AFCCC's hopes for 2022 by Chairman Mark Mitchell

Inspired by www.100people.org, we share this video which puts global issues into a perspective everyone can easily understand. It is recommended you watch this video in conjunction with Mark's thoughts for 2022.

Contemplating the plans for the AFCCC this year is, once again, not that simple. 2022 looks like being another year full of time and travel challenges that may stop us from doing some of the physical activities that are on our table.

Nonetheless, we still need to approach the year to do whatever we can, no matter the circumstance, to find ways of improving the cold chain by providing guidance and helping others.

When the clock ticked over at midnight on New Year's eve, I contemplated the 100 People planet concept, which thanks to www.100people.org and World Economic Forum, puts some of the heartburning challenges we face into perspective. It’s a powerful way to look at some of the alarming percentages we need to pay attention to, especially the imbalances when it comes to food and water. [check out the short video]

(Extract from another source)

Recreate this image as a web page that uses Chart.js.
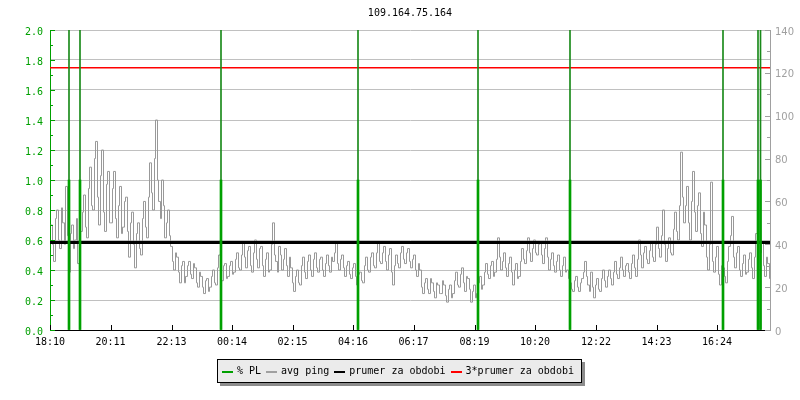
<!DOCTYPE html>
<html>
<head>
<meta charset="utf-8">
<script src="https://cdn.jsdelivr.net/npm/chart.js@4.4.0/dist/chart.umd.min.js"></script>
<style>
  html, body { margin: 0; padding: 0; background: #fff; }
  #wrap { width: 800px; height: 400px; }
</style>
</head>
<body>
<div id="wrap"><canvas id="graf" width="800" height="400"></canvas></div>
<script>
const graphTitle = '109.164.75.164';

// x axis: minutes since 18:10
const xMaxMin = 1440;
const tickMinutes = [0, 121, 243, 364, 485, 606, 727, 849, 970, 1092, 1213, 1334];
const tickLabels = ['18:10', '20:11', '22:13', '00:14', '02:15', '04:16', '06:17', '08:19', '10:20', '12:22', '14:23', '16:24'];

// avg ping [ms], samples at minute 1, 7, 13 ... (pingMs)
// and the samples in between at minute 5, 11, 17 ... (pingMsMid)
const pingStepMin = 6;
const pingFirstMin = 1;
const pingMidShiftMin = 4;
const pingMs = [
  49, 32, 56, 38, 50, 67, 27, 49, 42, 31,
  46, 63, 43, 76, 56, 88, 49, 84, 46, 74,
  50, 74, 43, 67, 48, 62, 34, 55, 29, 50,
  35, 60, 43, 78, 56, 98, 60, 70, 43, 56,
  39, 28, 34, 22, 32, 25, 32, 24, 29, 20,
  25, 17, 24, 20, 28, 21, 35, 23, 31, 25,
  32, 27, 36, 28, 41, 29, 39, 27, 42, 29,
  39, 25, 36, 28, 50, 32, 39, 28, 38, 25,
  29, 18, 28, 21, 34, 24, 35, 25, 36, 27,
  34, 25, 35, 27, 32, 41, 28, 35, 25, 32,
  24, 31, 21, 27, 22, 34, 27, 36, 29, 41,
  31, 39, 28, 38, 21, 35, 29, 39, 31, 38,
  29, 35, 25, 28, 17, 24, 17, 22, 15, 21,
  17, 21, 13, 21, 17, 27, 20, 29, 18, 24,
  13, 21, 17, 25, 21, 31, 24, 32, 27, 43,
  28, 36, 25, 34, 21, 31, 25, 38, 31, 43,
  32, 42, 35, 41, 31, 43, 28, 36, 27, 35,
  25, 34, 28, 22, 18, 25, 18, 24, 32, 21,
  27, 15, 24, 18, 28, 20, 28, 21, 32, 24,
  34, 25, 31, 24, 35, 25, 42, 29, 39, 31,
  41, 32, 48, 34, 56, 32, 43, 35, 55, 42,
  83, 50, 67, 42, 74, 46, 64, 39, 49, 28,
  69, 27, 39, 21, 29, 22, 39, 53, 29, 39,
  25, 35, 27, 36, 24, 45, 28, 41, 25, 31, 21
];
const pingMsMid = [
  40, 52, 42, 57, 40, 44, 45, 38, 52, 44,
  55, 48, 66, 58, 80, 62, 72, 55, 68, 50,
  66, 52, 58, 45, 60, 46, 50, 40, 45, 38,
  52, 48, 62, 64, 80, 70, 52, 58, 50, 44,
  32, 36, 27, 30, 22, 30, 26, 31, 22, 27,
  20, 23, 18, 25, 22, 29, 27, 30, 24, 30,
  26, 33, 29, 35, 34, 37, 30, 36, 33, 38,
  30, 33, 27, 40, 35, 27, 35, 33, 30, 34,
  22, 25, 22, 30, 27, 32, 28, 33, 29, 33,
  28, 31, 30, 34, 36, 31, 33, 29, 30, 26,
  29, 25, 26, 23, 30, 28, 34, 30, 36, 32,
  36, 32, 35, 27, 30, 31, 36, 33, 36, 32,
  33, 28, 31, 20, 22, 19, 24, 18, 22, 17,
  23, 16, 19, 15, 23, 21, 26, 22, 25, 19,
  18, 15, 22, 19, 27, 26, 30, 25, 33, 34,
  32, 29, 31, 27, 28, 24, 32, 33, 37, 36,
  38, 36, 40, 35, 38, 34, 33, 30, 32, 28,
  30, 27, 24, 19, 23, 20, 22, 27, 25, 18,
  20, 21, 19, 24, 23, 25, 24, 27, 26, 29,
  28, 30, 27, 31, 29, 33, 35, 36, 33, 37,
  34, 40, 38, 44, 40, 38, 36, 47, 46, 58,
  62, 58, 50, 60, 55, 58, 45, 55, 34, 40,
  32, 34, 26, 30, 25, 32, 44, 34, 36, 28,
  31, 26, 33, 29, 34, 33, 36, 30, 34, 24
];

// packet loss events
const plMinutes = [38, 60, 342, 616, 856, 1040, 1346, 1416, 1421];
const plPercent = [1, 1, 1, 1, 1, 1, 1, 1, 1];
const plMarkTop = [2, 2, 2, 2, 2, 2, 2, 2, 2];

// average for the period [ms]
const meanMs = 40.8;

const GREEN = '#00a000';
const MONO = '"DejaVu Sans Mono", monospace';

Chart.defaults.font.family = MONO;
Chart.defaults.font.size = 10;
Chart.defaults.color = '#000';

// little ticks drawn on the inner side of the axes
const innerTicks = {
  id: 'innerTicks',
  afterDatasetsDraw(chart) {
    const { ctx, chartArea: a, scales } = chart;
    ctx.save();
    ctx.lineWidth = 1;
    ctx.strokeStyle = GREEN;
    for (let k = 0; k <= 20; k++) {
      const py = Math.round(scales.y.getPixelForValue(k / 10)) + 0.5;
      const len = k % 2 ? 3 : 5;
      ctx.beginPath(); ctx.moveTo(a.left, py); ctx.lineTo(a.left + len, py); ctx.stroke();
    }
    ctx.strokeStyle = '#a0a0a0';
    for (let k = 0; k <= 14; k++) {
      const py = Math.round(scales.y1.getPixelForValue(k * 10)) + 0.5;
      const len = k % 2 ? 3 : 5;
      ctx.beginPath(); ctx.moveTo(a.right - len, py); ctx.lineTo(a.right, py); ctx.stroke();
    }
    ctx.strokeStyle = '#000';
    tickMinutes.forEach(m => {
      const px = Math.round(scales.x.getPixelForValue(m)) + 0.5;
      ctx.beginPath(); ctx.moveTo(px, a.bottom - 5); ctx.lineTo(px, a.bottom); ctx.stroke();
    });
    ctx.restore();
  }
};

// rrd style legend box with a shadow
const legendBox = {
  id: 'legendBox',
  afterDraw(chart) {
    const ctx = chart.ctx;
    const items = chart.data.datasets.filter(d => d.inLegend);
    ctx.save();
    ctx.font = '10px ' + MONO;
    const sw = 11, gapIn = 4, gapOut = 5, padL = 5, padR = 8, h = 24;
    let w = padL + padR;
    items.forEach((d, i) => {
      w += sw + gapIn + ctx.measureText(d.label).width + (i < items.length - 1 ? gapOut : 0);
    });
    w = Math.round(w);
    const x0 = Math.round(chart.width / 2 - w / 2) - 1, y0 = 359;
    ctx.fillStyle = '#8c8c8c';
    ctx.fillRect(x0 + 3, y0 + 3, w, h);
    ctx.fillStyle = '#ebebeb';
    ctx.fillRect(x0, y0, w, h);
    ctx.strokeStyle = '#000';
    ctx.lineWidth = 1;
    ctx.strokeRect(x0 + 0.5, y0 + 0.5, w - 1, h - 1);
    let x = x0 + padL;
    ctx.textAlign = 'left';
    ctx.textBaseline = 'alphabetic';
    items.forEach(d => {
      ctx.fillStyle = d.legendColor;
      ctx.fillRect(Math.round(x), y0 + 12, sw, 2);
      x += sw + gapIn;
      ctx.fillStyle = '#000';
      ctx.fillText(d.label, x, y0 + 15);
      x += ctx.measureText(d.label).width + gapOut;
    });
    ctx.restore();
  }
};

// merge the two sample sets in time order
const pingPoints = [];
pingMs.forEach((v, i) => {
  const t = pingFirstMin + i * pingStepMin;
  pingPoints.push({ x: t, y: v });
  if (i < pingMsMid.length) pingPoints.push({ x: t + pingMidShiftMin, y: pingMsMid[i] });
});

new Chart(document.getElementById('graf'), {
  type: 'line',
  data: {
    datasets: [
      {
        type: 'bar', label: '% PL', inLegend: true, legendColor: GREEN,
        data: plMinutes.map((m, i) => ({ x: m, y: plPercent[i] })),
        backgroundColor: GREEN, barThickness: 2, grouped: false,
        yAxisID: 'y', order: 1
      },
      {
        type: 'bar', label: 'PL mark',
        data: plMinutes.map((m, i) => ({ x: m, y: plMarkTop[i] })),
        backgroundColor: '#1a8a1a', barThickness: 1, grouped: false,
        yAxisID: 'y', order: 2
      },
      {
        label: 'avg ping', inLegend: true, legendColor: '#a0a0a0',
        data: pingPoints,
        borderColor: '#999999', borderWidth: 1, pointRadius: 0, stepped: true,
        yAxisID: 'y1', order: 5
      },
      {
        label: 'prumer za obdobi', inLegend: true, legendColor: '#000',
        data: [{ x: 0, y: meanMs }, { x: xMaxMin, y: meanMs }],
        borderColor: '#000', borderWidth: 3, pointRadius: 0,
        yAxisID: 'y1', order: 3
      },
      {
        label: '3*prumer za obdobi', inLegend: true, legendColor: '#ff0000',
        data: [{ x: 0, y: 3 * meanMs }, { x: xMaxMin, y: 3 * meanMs }],
        borderColor: '#ff0000', borderWidth: 1.5, pointRadius: 0,
        yAxisID: 'y1', order: 4
      }
    ]
  },
  options: {
    responsive: false,
    animation: false,
    devicePixelRatio: 1,
    layout: { padding: 0 },
    plugins: {
      legend: { display: false },
      tooltip: { enabled: false },
      title: {
        display: true, fullSize: false, text: graphTitle, color: '#000',
        font: { family: MONO, size: 10, weight: 'normal' },
        padding: { top: 7, bottom: 11 }
      }
    },
    scales: {
      x: {
        type: 'linear', min: 0, max: xMaxMin, offset: false,
        afterFit: s => { s.height = 70; },
        afterBuildTicks: s => { s.ticks = tickMinutes.map(v => ({ value: v })); },
        grid: { display: false, drawTicks: false, offset: false },
        border: { color: '#000', width: 1 },
        ticks: {
          autoSkip: false, maxRotation: 0, padding: 6, color: '#000',
          callback: (v, i) => tickLabels[i]
        }
      },
      y: {
        position: 'left', min: 0, max: 2,
        afterFit: s => { s.width = 50; },
        grid: { color: '#c0c0c0', drawTicks: false },
        border: { color: GREEN, width: 1 },
        ticks: { stepSize: 0.2, padding: 7, color: GREEN, labelOffset: 2, callback: v => v.toFixed(1) }
      },
      y1: {
        position: 'right', min: 0, max: 140,
        afterFit: s => { s.width = 30; },
        grid: { display: false, drawTicks: false },
        border: { color: '#a0a0a0', width: 1 },
        ticks: {
          stepSize: 20, padding: 5, color: '#a0a0a0', labelOffset: 2,
          font: { family: '"DejaVu Sans", sans-serif', size: 10 }
        }
      }
    }
  },
  plugins: [innerTicks, legendBox]
});
</script>
</body>
</html>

It is quite clear to me that so much could be solved if we could shift and repurpose resources from economies or communities not in need, to those which are perhaps on the brink or in dire need of help. Surely this must be a key focus.

In a 100 People world it is clear we must get fresh water to the 13 who don't have it, not more for the 87 who have plenty; or more food to the 17 who are starving or undernourished, not more to 87 who have plenty to eat.

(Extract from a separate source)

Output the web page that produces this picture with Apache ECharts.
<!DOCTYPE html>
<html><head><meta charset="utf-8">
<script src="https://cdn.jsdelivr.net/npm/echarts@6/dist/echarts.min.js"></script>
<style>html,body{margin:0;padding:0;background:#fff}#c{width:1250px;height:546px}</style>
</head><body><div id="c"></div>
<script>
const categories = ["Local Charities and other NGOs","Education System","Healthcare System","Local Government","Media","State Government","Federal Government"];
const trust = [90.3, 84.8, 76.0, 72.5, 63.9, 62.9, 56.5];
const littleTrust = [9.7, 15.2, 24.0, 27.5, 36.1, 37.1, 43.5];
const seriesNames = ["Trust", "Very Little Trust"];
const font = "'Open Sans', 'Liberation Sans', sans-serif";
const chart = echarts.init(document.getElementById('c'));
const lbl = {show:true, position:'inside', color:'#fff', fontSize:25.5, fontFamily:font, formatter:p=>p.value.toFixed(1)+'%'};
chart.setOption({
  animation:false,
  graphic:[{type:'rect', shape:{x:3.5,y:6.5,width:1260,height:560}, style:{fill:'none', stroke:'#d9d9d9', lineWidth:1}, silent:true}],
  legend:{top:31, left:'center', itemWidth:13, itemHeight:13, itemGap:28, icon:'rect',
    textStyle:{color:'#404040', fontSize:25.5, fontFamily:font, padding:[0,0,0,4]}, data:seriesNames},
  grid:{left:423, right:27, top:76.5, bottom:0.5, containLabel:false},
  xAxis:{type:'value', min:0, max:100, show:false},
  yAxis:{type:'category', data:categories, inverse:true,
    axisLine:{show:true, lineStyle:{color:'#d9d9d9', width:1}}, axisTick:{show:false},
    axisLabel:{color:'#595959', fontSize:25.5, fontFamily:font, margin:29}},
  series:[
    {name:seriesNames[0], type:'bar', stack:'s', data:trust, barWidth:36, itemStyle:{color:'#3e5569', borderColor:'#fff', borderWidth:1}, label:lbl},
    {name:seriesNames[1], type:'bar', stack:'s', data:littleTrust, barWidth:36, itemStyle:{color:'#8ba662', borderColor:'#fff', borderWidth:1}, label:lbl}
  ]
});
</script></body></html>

This is not a new idea. Balancing the have and have-not concept in society has been promulgated by far more esteemed thinkers than I am. My yearly frustrations exist in the fact that we know those economies or communities that are less fortunate or in need, and for sure not all can be solved – but we need more action, more can-dos, more solutions, especially in an industry such as ours which is brimming with technology and possibilities.

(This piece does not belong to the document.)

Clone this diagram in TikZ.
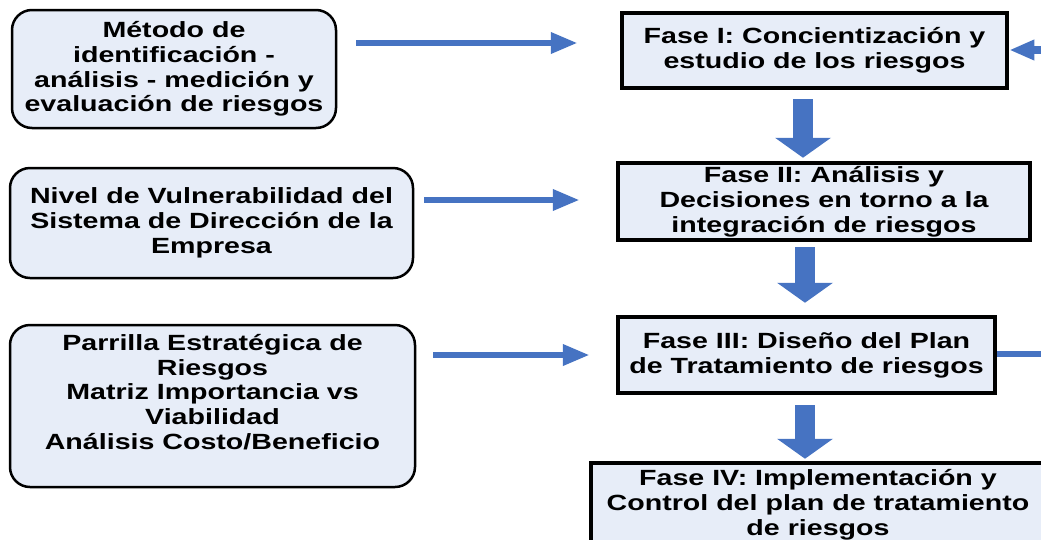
\documentclass[tikz,border=0pt]{standalone}
\usepackage{fontspec}
\setmainfont{Liberation Sans}[FakeStretch=1.3]
\usetikzlibrary{arrows.meta}
\definecolor{arrblue}{HTML}{4673C2}
\definecolor{boxfill}{HTML}{E7EDF8}
\tikzset{
  txt/.style={align=center, font=\bfseries\fontsize{22}{24.8}\selectfont, text=black, inner sep=2pt},
  leftbox/.style={txt, draw=black, line width=2.5pt, fill=boxfill, rounded corners=20pt},
  phase/.style={txt, draw=black, line width=4.5pt, fill=boxfill},
  harrow/.style={draw=arrblue, line width=6.5pt, -{Triangle[length=27pt,width=20pt]}},
  rarrow/.style={draw=arrblue, line width=8pt, -{Triangle[length=25pt,width=19pt]}},
  varrow/.style={draw=arrblue, line width=20pt, -{Triangle[length=20pt,width=55pt]}},
}
\begin{document}
\begin{tikzpicture}[x=1pt,y=-1pt]
\useasboundingbox (0,0) rectangle (1041,539);
\clip (0,0) rectangle (1041,539);

% left boxes
\node[leftbox, minimum width=324pt, minimum height=118pt] (l1) at (174,69)
  {Método de\\identificación -\\análisis - medición y\\evaluación de riesgos};
\node[leftbox, minimum width=403pt, minimum height=110pt] (l2) at (211.5,223)
  {Nivel de Vulnerabilidad del\\Sistema de Dirección de la\\Empresa};
\node[leftbox, minimum width=405pt, minimum height=162pt] (l3) at (212.5,406) {};
\node[txt] (l3t) at (212.5,392)
  {Parrilla Estratégica de\\Riesgos\\Matriz Importancia vs\\Viabilidad\\Análisis Costo/Beneficio};

% phase boxes
\node[phase, minimum width=385pt, minimum height=75pt] (f1) at (814.5,50.5)
  {Fase I: Concientización y\\estudio de los riesgos};
\node[phase, minimum width=412pt, minimum height=77pt] (f2) at (824,201.5)
  {Fase II: Análisis y\\Decisiones en torno a la\\integración de riesgos};
\node[phase, minimum width=377pt, minimum height=76pt] (f3) at (806.5,355)
  {Fase III: Diseño del Plan\\de Tratamiento de riesgos};
\node[phase, minimum width=454pt, minimum height=84pt] (f4) at (818,505)
  {Fase IV: Implementación y\\Control del plan de tratamiento\\de riesgos};

% helper coordinates
\coordinate (y1) at (0,43);
\coordinate (y2) at (0,200);
\coordinate (y3) at (0,355);
\coordinate (x1) at (803,0);
\coordinate (x2) at (805,0);
\coordinate (rin) at (1045,50);
\coordinate (rout) at (1045,354);

% horizontal arrows
\draw[harrow, shorten <=19pt, shorten >=42pt] (l1.east |- y1) -- (f1.west |- y1);
\draw[harrow, shorten <=10pt, shorten >=36pt] (l2.east |- y2) -- (f2.west |- y2);
\draw[harrow, shorten <=17pt, shorten >=26pt] (l3.east |- y3) -- (f3.west |- y3);

% right side arrows
\draw[rarrow] (rin) -- (f1.east |- rin);
\draw[draw=arrblue, line width=6.5pt] (f3.east |- rout) -- (rout);

% vertical block arrows
\draw[varrow, shorten <=9pt, shorten >=3pt] (f1.south -| x1) -- (f2.north -| x1);
\draw[varrow, shorten <=5pt, shorten >=12pt] (f2.south -| x2) -- (f3.north -| x2);
\draw[varrow, shorten <=10pt, shorten >=2pt] (f3.south -| x2) -- (f4.north -| x2);
\end{tikzpicture}
\end{document}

The cold chain, like so many other aspects of our society, is bloated in its many forms in the developed countries but sits in a vacuum in too many economies that are in great need of an efficient cold chain. Perhaps the big answer lies in the fact that 99 of us are ready for action, but only one of us controls 50% of the money. So I wonder if it’s time to stop thinking globally and just try to help people locally, no matter where they are.